2.3 In 2001, the author became a member of the Convention of Representatives of the ninth year Hanchongnyeon. On 8 August 2001, he was arrested and subsequently indicted under article 7 of the National Security Law. By judgment dated 28 September 2001, the East Branch Division of the Seoul District Court sentenced him to one year imprisonment and a one-year “suspension of eligibility”. His appeal was dismissed by the Seoul High Court on 5 February 2002. On 31 May 2002, the Supreme Court dismissed his further appeal.

2.4 The courts rejected the author’s defence that the ninth year Hanchongnyeon had revised its platform to endorse the “June 15 North-South Joint Declaration” (2000) on national reunification agreed to by both leaders of North and South Korea and that, even if the programme of Hanchongnyeon was to some extent similar to North Korean ideology, this alone did not justify its characterization as an “enemy-benefiting group”. (...)

7.2 The issue before the Committee is whether the author’s conviction for his membership in Hanchongnyeon unreasonably restricted his freedom of association, thereby violating article 22 of the Covenant. The Committee observes that, in accordance with article 22, paragraph 2, any restriction on the right to freedom of association to be valid must cumulatively meet the following conditions: (a) it must be provided by law; (b) it may only be imposed for one of the purposes set out in paragraph 2; and (c) it must be “necessary in a democratic society” for achieving one of these purposes. The reference to a “democratic society” indicates, in the Committee’s view, that the existence and functioning of a plurality of associations, including those which peacefully promote ideas not favorably received by the government or the majority of the population, is one of the foundations of a democratic society. Therefore, the existence of any reasonable and objective justification for limiting the freedom of association is not sufficient. The State Party must further demonstrate that the prohibition of the association and the criminal prosecution of individuals for membership in such organizations are in fact necessary to avert a real, and not only hypothetical danger to the national security or democratic order and that less intrusive measures would be insufficient to achieve this purpose.

7.3 The author’s conviction was based on article 7, paragraphs 1 and 3, of the National Security Law.

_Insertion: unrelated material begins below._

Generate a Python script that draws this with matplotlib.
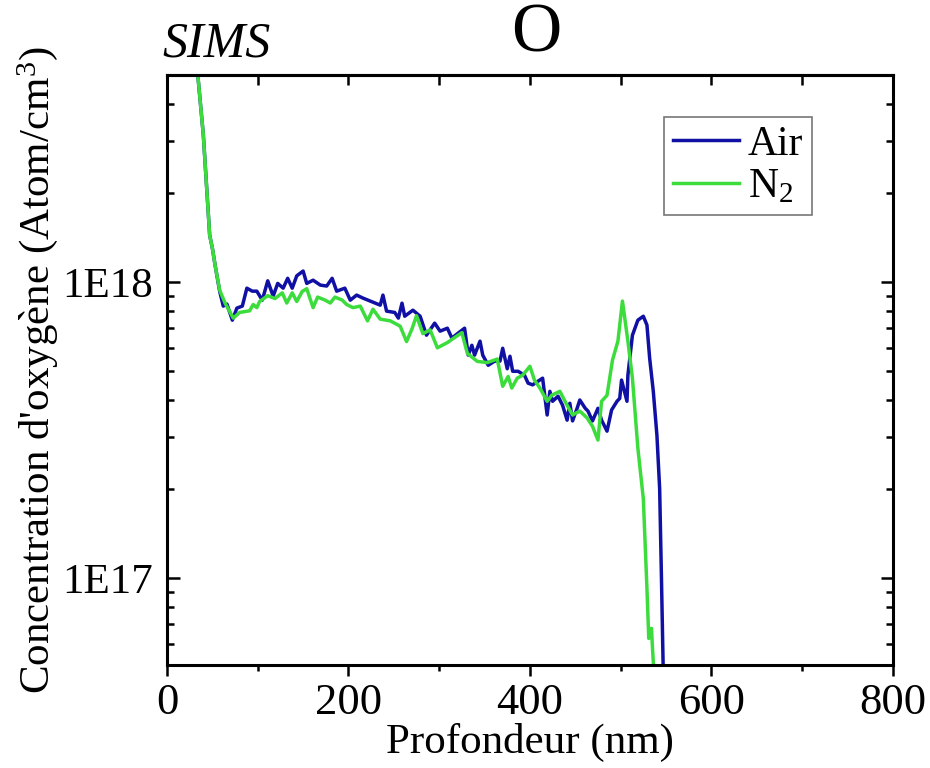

The decisive question which must therefore be considered is whether this measure was necessary for achieving one of the purposes set out in article 22, paragraph 2. The Committee notes that the State party has invoked the need to protect national security and its democratic order against the threat posed by the DPRK. However, it has not specified the precise nature of the threat allegedly posed by the author’s becoming a member of Hanchongnyeon. The Committee notes that the decision of the Supreme Court of the Republic of Korea, declaring this association an “enemy-benefiting group“ in 1997, was based on Article 7, paragraph 1, of the National Security Law which prohibits support for associations which “may” endanger the existence and security of the State or its democratic order. It also notes that the State party and its courts have not shown that punishing the author for his membership in Hanchongnyeon, in particular after its endorsement of the “June 15 North-South Joint Declaration” (2000), was necessary to avert a real danger to the national security and democratic order of the Republic of Korea. The Committee therefore considers that the State party has not shown that the author’s conviction was necessary to protect national security or any other purpose set out in article 22, paragraph 2. It concludes that the restriction on the author’s right to freedom of association was incompatible with the requirements of article 22, paragraph 2, and thus violated article 22, paragraph 1, of the Covenant.

7.4 In the light of this finding, the Committee need not address the question whether the author’s conviction also violated his rights under articles 18, paragraph 1, and 19 of the Covenant.

8. The Human Rights Committee, acting under article 5, paragraph 4, of the Optional Protocol to the International Covenant on Civil and Political Rights, is of the view that the facts before it reveal a violation of article 22, paragraph 1, of the Covenant.